Why Do They Call It "The Dutch Gap?"

Why Do They Call It "The Dutch Gap?"
by Dr. Paul Loatman, City Historian

The last time that I was asked this question, I was leaving a local funeral home. Given the timing and the place of inquiry, the answer did not come quickly to mind, but I promised my interrogator that I would provide the explanation when I could recall it. As so often happens, questions asked of me while on the run slip from memory, but this one came back to me as I was doing some research on Col. Ellsworth recently. As the lawyers would say, although the answer may be a bit late for my original questioner, I submit it forthwith. By the way, as so often happens, finding the solutions to life's little mysteries such as, "Why do they call it 'the Dutch Gap'?" involves a short lesson both in local geography and the history of the Civil War.

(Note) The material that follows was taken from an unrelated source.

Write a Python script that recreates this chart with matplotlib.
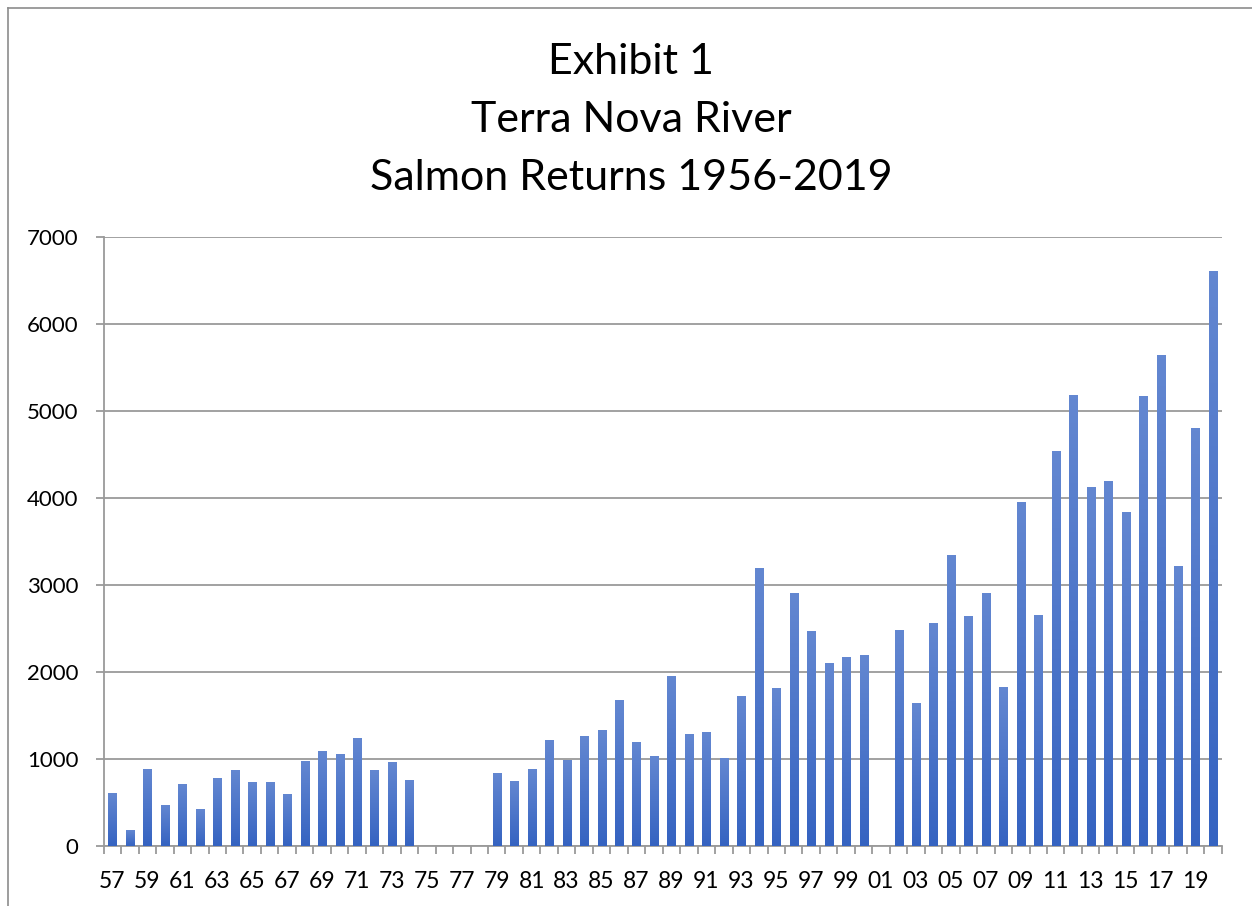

Almost from the moment that Col. Ellsworth died in May of 1861, the battle cry of the Union armies was "On To Richmond!" the capital of the Confederacy. As we know now, it would be four long years before Richmond was captured. As the Union armies approached their goal in 1864, they ran into a serious roadblock on the James River about fifteen miles below Richmond: the Dutch Gap. After flowing past the Confederate capital in a relatively straight line, the James made a huge twelve mile oxbow - a meandering detour - before resuming its march to the sea. Boats had to wander twelve miles out of their way to gain a thousand yards as the crow flies. The neck of land circumscribed by the oxbow - the Dutch Gap - became a deadly trap for the Union navy, which lost many ships and sailors to Confederate mines which were laid in the hairpin turn in the river. When the position was finally captured in 1864, the Union forces solved the problem by tunneling a canal straight through the gap, straightening the river, and saving untold numbers of Union soldiers' and sailors' lives.

Meanwhile back in Mechanicville, local residents had their own little "minefield" of sorts to navigate, the railroad crossing at South Main and South Streets. As originally built, the main highway through Mechanicville proceeded south along Main as it does now, but then crossed the tracks (above grade) at South St., and continued toward Waterford along the east side of the Champlain Canal, which flowed through town along the path of present-day Central Avenue. The rail crossing mentioned above was the site of many accidents, a number of them fatal, until 1871. At that time, the Saratoga, Rensselaer, and Whitehall Railway agreed with local lawyer, politician and sometimes publisher of the Mechanicville Weekly Times, J. Frank Terry, that the solution to the problem at hand was similar to that of the Union Amy before Richmond - tunnel your way through the obstacle. In short order, the engineering feat was accomplished and thus was born Mechanicville's version of the 'the Dutch Gap,' and so it is so-called to the present day.

As often happens, a site name continues to be used long after anyone who remembers its derivation is still alive, and no one has any idea about where the idea originated. In this case, a little history and a little geography supply the answer.